Soft biscotti

10 or more


Average: 2.9 (139 votes)


250g unsalted butter, melted, cooled
3 large (70g) eggs, lightly beaten
¼ cup (60ml) milk
½ teaspoon vanilla extract
grated rind of ½ lemon
3 cups (450g) self-raising flour, sifted
1 cup (220g) caster sugar
1 cup (160g) mixed dried fruit
¼ cup (45g) choc bits
icing sugar, to dust

Cook's notes

Oven temperatures are for conventional; if using fan-forced (convection), reduce the temperature by 20˚C. | We use Australian tablespoons and cups: 1 teaspoon equals 5 ml; 1 tablespoon equals 20 ml; 1 cup equals 250 ml. | All herbs are fresh (unless specified) and cups are lightly packed. | All vegetables are medium size and peeled, unless specified. | All eggs are 55-60 g, unless specified.


1. Preheat oven to 180°C or 160°C fan.
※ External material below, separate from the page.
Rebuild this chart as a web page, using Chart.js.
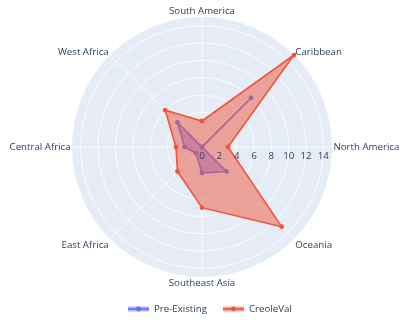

Line two baking trays with baking paper.

2. Combine butter, egg, milk, vanilla and lemon rind in a jug. Combine flour, sugar, dried fruit and choc bits in a bowl. Make a well in centre and stir in butter mixture until a soft dough forms. Cover with a tea towel and rest for 10 minutes.

3. Divide dough into four and shape each piece, twisting slightly, into 30cm-long logs. Place on prepared trays. Bake for 25 minutes, until golden. Cool on trays for 15 minutes. Sprinkle with icing sugar and cut into 2cm slices while still slightly warm. Serve.